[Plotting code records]
● ● ● ●
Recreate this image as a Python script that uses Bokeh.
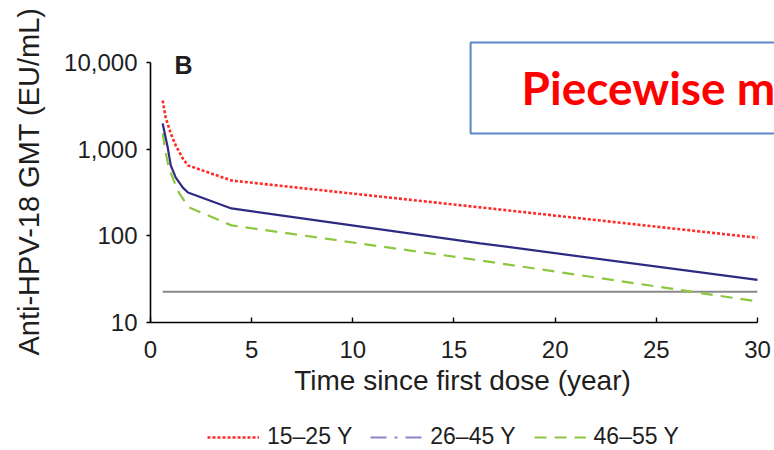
from bokeh.plotting import figure
from bokeh.models import FixedTicker, Legend, LegendItem, Label, Range1d
from bokeh.layouts import column
from bokeh.embed import file_html
from bokeh.resources import INLINE

# ---- data ----
time_1525 = [0.6, 0.75, 1.0, 1.25, 1.6, 1.85, 4.0, 16.3, 30]
gmt_1525 = [3650, 2320, 1520, 1100, 780, 650, 435, 213, 95]

time_2645 = [0.6, 0.85, 1.0, 1.25, 1.6, 1.85, 4.0, 16.3, 30]
gmt_2645 = [1980, 1050, 650, 470, 360, 316, 207, 82, 31]

time_4655 = [0.6, 0.75, 0.9, 1.15, 1.4, 1.75, 1.9, 4.0, 16.3, 30]
gmt_4655 = [1520, 915, 615, 435, 316, 237, 213, 132, 52, 17.5]

threshold_time = [0.6, 30]
threshold_gmt = [22.7, 22.7]

group_labels = ["15\u201325 Y", "26\u201345 Y", "46\u201355 Y"]
y_ticks = [10, 100, 1000, 10000]
y_tick_labels = ["10", "100", "1,000", "10,000"]
x_ticks = [0, 5, 10, 15, 20, 25, 30]

RED = "#ff2b2b"
NAVY = "#2d2a82"
LAVENDER = "#8a84c8"
GREEN = "#8dc63f"
GREY = "#8a8a8a"
TXT = "#1e1e1e"
FONT = "Liberation Sans"
NAN = float("nan")

# frame is extended a little above 10,000 and right of 30 so the
# panel letter and the overlaid box are not clipped; axes are bounded.
Y_TOP = 10 ** (4 + 22 / 86.67)
X_RIGHT = 30 + 17 / 20.233

p = figure(width=774, height=410, y_axis_type="log",
           x_range=Range1d(0, X_RIGHT), y_range=Range1d(10, Y_TOP),
           output_backend="svg", toolbar_location=None,
           min_border_left=150, min_border_right=0,
           min_border_top=40, min_border_bottom=88)

p.outline_line_color = None
p.xgrid.grid_line_color = None
p.ygrid.grid_line_color = None
p.background_fill_color = "white"
p.border_fill_color = "white"

# axes
p.yaxis.ticker = FixedTicker(ticks=y_ticks, minor_ticks=[])
p.yaxis.major_label_overrides = {t: l for t, l in zip(y_ticks, y_tick_labels)}
p.xaxis.ticker = FixedTicker(ticks=x_ticks, minor_ticks=[])
p.yaxis.bounds = (10, 10000)
p.xaxis.bounds = (0, 30)

for ax in (p.xaxis[0], p.yaxis[0]):
    ax.axis_line_color = "black"
    ax.axis_line_width = 1.6
    ax.major_tick_line_color = "black"
    ax.major_tick_line_width = 1.4
    ax.minor_tick_line_color = None
    ax.major_label_text_font = FONT
    ax.major_label_text_color = TXT
    ax.axis_label_text_font = FONT
    ax.axis_label_text_color = TXT
    ax.axis_label_text_font_style = "normal"

p.yaxis.major_tick_out = 4
p.yaxis.major_tick_in = 0
p.xaxis.major_tick_out = 0
p.xaxis.major_tick_in = 5

p.yaxis.major_label_text_font_size = "24px"
p.xaxis.major_label_text_font_size = "24px"
p.yaxis.major_label_standoff = 9
p.xaxis.major_label_standoff = 18

p.yaxis.axis_label = "Anti-HPV-18 GMT (EU/mL)"
p.yaxis.axis_label_text_font_size = "29px"
p.yaxis.axis_label_standoff = 16
p.xaxis.axis_label = "Time since first dose (year)"
p.xaxis.axis_label_text_font_size = "28px"
p.xaxis.axis_label_standoff = 4

# data lines
p.line(threshold_time, threshold_gmt, line_color=GREY, line_width=2)
p.line(time_4655, gmt_4655, line_color=GREEN, line_width=2.2, line_dash="12 8")
p.line(time_2645, gmt_2645, line_color=NAVY, line_width=2.2)
p.line(time_1525, gmt_1525, line_color=RED, line_width=2.6, line_dash="3 2")

# panel letter
p.add_layout(Label(x=1.63, y=9480, text="B", text_font=FONT,
                   text_font_style="bold", text_font_size="25px",
                   text_color=TXT, text_align="center", text_baseline="middle"))

# overlaid box label
p.add_layout(Label(x=15.82, y=5080, text="Piecewise model",
                   text_font="Lato", text_font_style="bold",
                   text_font_size="46px", text_color="#ff0000",
                   text_align="left", text_baseline="middle",
                   border_line_color="#5a87c5", border_line_width=2,
                   background_fill_color="white",
                   padding=dict(left=51, right=20, top=18, bottom=18)))

# ---- legend strip below the chart ----
leg = figure(width=774, height=40, x_range=Range1d(0, 1), y_range=Range1d(0, 1),
             output_backend="svg", toolbar_location=None,
             x_axis_location=None, y_axis_location=None,
             min_border_left=0, min_border_right=0,
             min_border_top=0, min_border_bottom=0)
leg.outline_line_color = None
leg.xgrid.grid_line_color = None
leg.ygrid.grid_line_color = None

# legend proxies (no visible data; styles differ from the drawn lines)
l1 = leg.line([NAN, NAN], [NAN, NAN], line_color=RED, line_width=2.6, line_dash="3 2")
l2 = leg.line([NAN, NAN], [NAN, NAN], line_color=LAVENDER, line_width=2.2, line_dash="16 8 3 8")
l3 = leg.line([NAN, NAN], [NAN, NAN], line_color=GREEN, line_width=2.2, line_dash="12 8")

legend = Legend(items=[LegendItem(label=group_labels[0], renderers=[l1]),
                       LegendItem(label=group_labels[1], renderers=[l2]),
                       LegendItem(label=group_labels[2], renderers=[l3])],
                orientation="horizontal", location=(57, 0),
                border_line_alpha=0, background_fill_alpha=0,
                glyph_width=52, label_standoff=8, spacing=18,
                padding=0, margin=0,
                label_text_font=FONT, label_text_font_size="23px",
                label_text_color=TXT)
leg.add_layout(legend)

layout = column(p, leg, spacing=0)
open("out.html", "w").write(file_html(layout, INLINE))
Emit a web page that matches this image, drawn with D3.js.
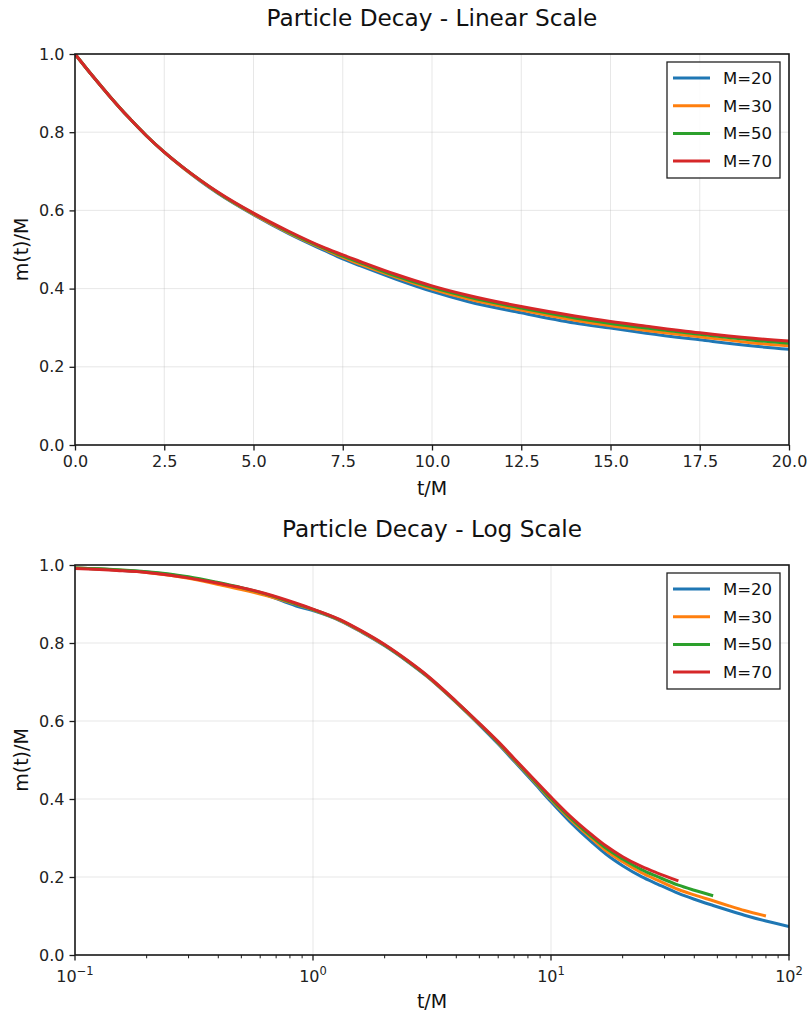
<!DOCTYPE html>
<html>
<head>
<meta charset="utf-8">
<script src="https://cdn.jsdelivr.net/npm/d3@7"></script>
<style>
  html, body { margin: 0; padding: 0; background: #fff; }
  svg { display: block; font-family: "DejaVu Sans", sans-serif; }
</style>
</head>
<body>
<svg id="chart" width="808" height="1012"></svg>
<script>
// ---------------- DATA ----------------
const seriesNames = ["M=20", "M=30", "M=50", "M=70"];
const seriesColors = ["#1f77b4", "#ff7f0e", "#2ca02c", "#d62728"];

// Linear-scale panel
const linT = [0, 0.5, 1, 1.5, 2, 2.5, 3, 3.5, 4, 5, 6, 7, 7.5, 8, 9, 10, 11, 12.5, 14, 15, 16, 17.5, 19, 20];
const linM20 = [1.000, 0.943, 0.889, 0.838, 0.791, 0.749, 0.711, 0.676, 0.644, 0.589, 0.540, 0.497, 0.476, 0.458, 0.424, 0.393, 0.367, 0.338, 0.312, 0.299, 0.286, 0.269, 0.253, 0.245];
const linM30 = [1.000, 0.943, 0.889, 0.838, 0.791, 0.749, 0.711, 0.677, 0.645, 0.590, 0.542, 0.500, 0.480, 0.462, 0.429, 0.399, 0.374, 0.345, 0.319, 0.305, 0.293, 0.277, 0.261, 0.254];
const linM50 = [1.000, 0.943, 0.889, 0.838, 0.791, 0.749, 0.712, 0.678, 0.646, 0.592, 0.544, 0.502, 0.483, 0.466, 0.432, 0.403, 0.379, 0.350, 0.325, 0.311, 0.299, 0.283, 0.268, 0.260];
const linM70 = [1.000, 0.943, 0.889, 0.838, 0.791, 0.749, 0.712, 0.678, 0.647, 0.593, 0.546, 0.504, 0.486, 0.469, 0.436, 0.407, 0.383, 0.354, 0.330, 0.316, 0.304, 0.287, 0.273, 0.266];

// Log-scale panel (each series uses the leading part of logT)
const logT = [0.1, 0.15, 0.2, 0.3, 0.4, 0.5, 0.63, 0.85, 1, 1.3, 1.6, 2, 2.5, 3, 4, 5, 6, 7, 8.5, 10, 12, 15, 17, 20, 24, 28, 34.3, 40, 48, 56, 65, 80, 100];
const logM20 = [0.992, 0.987, 0.982, 0.968, 0.953, 0.941, 0.924, 0.895, 0.883, 0.857, 0.828, 0.793, 0.752, 0.715, 0.647, 0.590, 0.541, 0.497, 0.441, 0.393, 0.342, 0.287, 0.259, 0.229, 0.201, 0.182, 0.158, 0.143, 0.127, 0.114, 0.102, 0.087, 0.073];
const logM30 = [0.992, 0.987, 0.981, 0.966, 0.950, 0.937, 0.922, 0.899, 0.885, 0.858, 0.829, 0.794, 0.753, 0.716, 0.648, 0.592, 0.544, 0.500, 0.445, 0.398, 0.349, 0.296, 0.268, 0.239, 0.211, 0.192, 0.168, 0.154, 0.139, 0.126, 0.114, 0.100];
const logM50 = [0.992, 0.988, 0.983, 0.970, 0.955, 0.942, 0.926, 0.900, 0.886, 0.859, 0.830, 0.795, 0.754, 0.717, 0.649, 0.593, 0.545, 0.502, 0.447, 0.401, 0.353, 0.301, 0.274, 0.246, 0.219, 0.201, 0.179, 0.166, 0.152];
const logM70 = [0.991, 0.986, 0.981, 0.967, 0.953, 0.942, 0.927, 0.902, 0.887, 0.860, 0.831, 0.796, 0.755, 0.718, 0.650, 0.594, 0.547, 0.504, 0.450, 0.405, 0.357, 0.306, 0.280, 0.252, 0.227, 0.210, 0.190];

const linXTicks = [0, 2.5, 5, 7.5, 10, 12.5, 15, 17.5, 20];
const yTicks = [0, 0.2, 0.4, 0.6, 0.8, 1.0];
const logMajorTicks = [0.1, 1, 10, 100];
const logTickExp = ["\u22121", "0", "1", "2"];

const titles = ["Particle Decay - Linear Scale", "Particle Decay - Log Scale"];
const xLabel = "t/M";
const yLabel = "m(t)/M";

// ---------------- DRAW ----------------
const svg = d3.select("#chart");
const L = 75, R = 789;
const panels = [
  { top: 54, bottom: 445, type: "lin" },
  { top: 565, bottom: 955, type: "log" }
];
const linSeries = [linM20, linM30, linM50, linM70];
const logSeries = [logM20, logM30, logM50, logM70];
const spine = "#1a1a1a";

panels.forEach((p, pi) => {
  const g = svg.append("g");
  const y = d3.scaleLinear().domain([0, 1]).range([p.bottom, p.top]);
  let x;
  if (p.type === "lin") x = d3.scaleLinear().domain([0, 20]).range([L, R]);
  else x = d3.scaleLog().domain([0.1, 100]).range([L, R]);

  // clip
  const clipId = "clip" + pi;
  svg.append("clipPath").attr("id", clipId).append("rect")
    .attr("x", L).attr("y", p.top).attr("width", R - L).attr("height", p.bottom - p.top);

  // grid
  const gridX = p.type === "lin" ? linXTicks : logMajorTicks;
  g.selectAll(".gx").data(gridX).enter().append("line")
    .attr("x1", d => x(d)).attr("x2", d => x(d))
    .attr("y1", p.top).attr("y2", p.bottom)
    .attr("stroke", "#b0b0b0").attr("stroke-opacity", 0.3).attr("stroke-width", 1);
  g.selectAll(".gy").data(yTicks).enter().append("line")
    .attr("x1", L).attr("x2", R)
    .attr("y1", d => y(d)).attr("y2", d => y(d))
    .attr("stroke", "#b0b0b0").attr("stroke-opacity", 0.3).attr("stroke-width", 1);

  // lines
  const line = d3.line().x(d => x(d[0])).y(d => y(d[1])).curve(d3.curveMonotoneX);
  const lg = g.append("g").attr("clip-path", `url(#${clipId})`);
  const vals = p.type === "lin" ? linSeries : logSeries;
  const ts = p.type === "lin" ? linT : logT;
  vals.forEach((arr, i) => {
    const pts = arr.map((v, k) => [ts[k], v]);
    lg.append("path").datum(pts).attr("d", line)
      .attr("fill", "none").attr("stroke", seriesColors[i])
      .attr("stroke-width", 3).attr("stroke-linejoin", "round").attr("stroke-linecap", "butt");
  });

  // y axis
  const yAxis = d3.axisLeft(y).tickValues(yTicks).tickFormat(d3.format(".1f")).tickSizeOuter(0).tickSize(5.5).tickPadding(5);
  const ya = g.append("g").attr("transform", `translate(${L},0)`).call(yAxis);
  ya.select(".domain").remove();
  ya.selectAll("line").attr("stroke", spine).attr("stroke-width", 1.3);
  ya.selectAll("text").attr("font-size", 16).attr("fill", "#222").attr("font-family", "DejaVu Sans");

  // x axis
  if (p.type === "lin") {
    const xAxis = d3.axisBottom(x).tickValues(linXTicks).tickFormat(d3.format(".1f")).tickSizeOuter(0).tickSize(5.5).tickPadding(5);
    const xa = g.append("g").attr("transform", `translate(0,${p.bottom})`).call(xAxis);
    xa.select(".domain").remove();
    xa.selectAll("line").attr("stroke", spine).attr("stroke-width", 1.3);
    xa.selectAll("text").attr("font-size", 16).attr("fill", "#222").attr("font-family", "DejaVu Sans");
  } else {
    const minor = [];
    [0.1, 1, 10].forEach(dec => { for (let k = 2; k <= 9; k++) minor.push(dec * k); });
    const xa = g.append("g").attr("transform", `translate(0,${p.bottom})`);
    xa.selectAll(".mn").data(minor).enter().append("line")
      .attr("x1", d => x(d)).attr("x2", d => x(d)).attr("y1", 0).attr("y2", 3.3)
      .attr("stroke", spine).attr("stroke-width", 1);
    xa.selectAll(".mj").data(logMajorTicks).enter().append("line")
      .attr("x1", d => x(d)).attr("x2", d => x(d)).attr("y1", 0).attr("y2", 5.5)
      .attr("stroke", spine).attr("stroke-width", 1.3);
    const lbl = xa.selectAll(".lb").data(logMajorTicks).enter().append("text")
      .attr("x", d => x(d)).attr("y", 27)
      .attr("text-anchor", "middle").attr("font-size", 16).attr("fill", "#222");
    lbl.append("tspan").text("10");
    lbl.append("tspan").attr("dy", -7).attr("font-size", 11.5).text((d, i) => logTickExp[i]);
  }

  // spines
  g.append("rect").attr("x", L).attr("y", p.top).attr("width", R - L).attr("height", p.bottom - p.top)
    .attr("fill", "none").attr("stroke", spine).attr("stroke-width", 1.6);

  // labels
  g.append("text").attr("x", (L + R) / 2).attr("y", p.top - 28)
    .attr("text-anchor", "middle").attr("font-size", 23.2).attr("fill", "#111").text(titles[pi]);
  g.append("text").attr("x", (L + R) / 2).attr("y", p.bottom + (pi === 0 ? 50 : 53))
    .attr("text-anchor", "middle").attr("font-size", 19).attr("fill", "#111").text(xLabel);
  g.append("text").attr("transform", `translate(28,${(p.top + p.bottom) / 2}) rotate(-90)`)
    .attr("text-anchor", "middle").attr("font-size", 19).attr("fill", "#111").text(yLabel);

  // legend
  const lx = 667, ly = p.top + 8, lw = 113, lh = 116;
  const leg = g.append("g");
  leg.append("rect").attr("x", lx).attr("y", ly).attr("width", lw).attr("height", lh)
    .attr("fill", "#fff").attr("fill-opacity", 0.85).attr("stroke", "#222").attr("stroke-width", 1.3);
  seriesNames.forEach((nm, i) => {
    const yy = ly + 16 + i * 27.7;
    leg.append("line").attr("x1", lx + 6).attr("x2", lx + 43).attr("y1", yy).attr("y2", yy)
      .attr("stroke", seriesColors[i]).attr("stroke-width", 3);
    leg.append("text").attr("x", lx + 56).attr("y", yy + 6)
      .attr("font-size", 16.5).attr("fill", "#111").text(nm);
  });
});
</script>
</body>
</html>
● ● ● ●
DIRECTION = Skip the pictures. Set down only the lines from the one containing "Emit a web page" through the one containing "0.287, 0.273, 0.266];", exactly as they appear, ends included.

TASK ANSWER =
Emit a web page that matches this image, drawn with D3.js.
<!DOCTYPE html>
<html>
<head>
<meta charset="utf-8">
<script src="https://cdn.jsdelivr.net/npm/d3@7"></script>
<style>
  html, body { margin: 0; padding: 0; background: #fff; }
  svg { display: block; font-family: "DejaVu Sans", sans-serif; }
</style>
</head>
<body>
<svg id="chart" width="808" height="1012"></svg>
<script>
// ---------------- DATA ----------------
const seriesNames = ["M=20", "M=30", "M=50", "M=70"];
const seriesColors = ["#1f77b4", "#ff7f0e", "#2ca02c", "#d62728"];

// Linear-scale panel
const linT = [0, 0.5, 1, 1.5, 2, 2.5, 3, 3.5, 4, 5, 6, 7, 7.5, 8, 9, 10, 11, 12.5, 14, 15, 16, 17.5, 19, 20];
const linM20 = [1.000, 0.943, 0.889, 0.838, 0.791, 0.749, 0.711, 0.676, 0.644, 0.589, 0.540, 0.497, 0.476, 0.458, 0.424, 0.393, 0.367, 0.338, 0.312, 0.299, 0.286, 0.269, 0.253, 0.245];
const linM30 = [1.000, 0.943, 0.889, 0.838, 0.791, 0.749, 0.711, 0.677, 0.645, 0.590, 0.542, 0.500, 0.480, 0.462, 0.429, 0.399, 0.374, 0.345, 0.319, 0.305, 0.293, 0.277, 0.261, 0.254];
const linM50 = [1.000, 0.943, 0.889, 0.838, 0.791, 0.749, 0.712, 0.678, 0.646, 0.592, 0.544, 0.502, 0.483, 0.466, 0.432, 0.403, 0.379, 0.350, 0.325, 0.311, 0.299, 0.283, 0.268, 0.260];
const linM70 = [1.000, 0.943, 0.889, 0.838, 0.791, 0.749, 0.712, 0.678, 0.647, 0.593, 0.546, 0.504, 0.486, 0.469, 0.436, 0.407, 0.383, 0.354, 0.330, 0.316, 0.304, 0.287, 0.273, 0.266];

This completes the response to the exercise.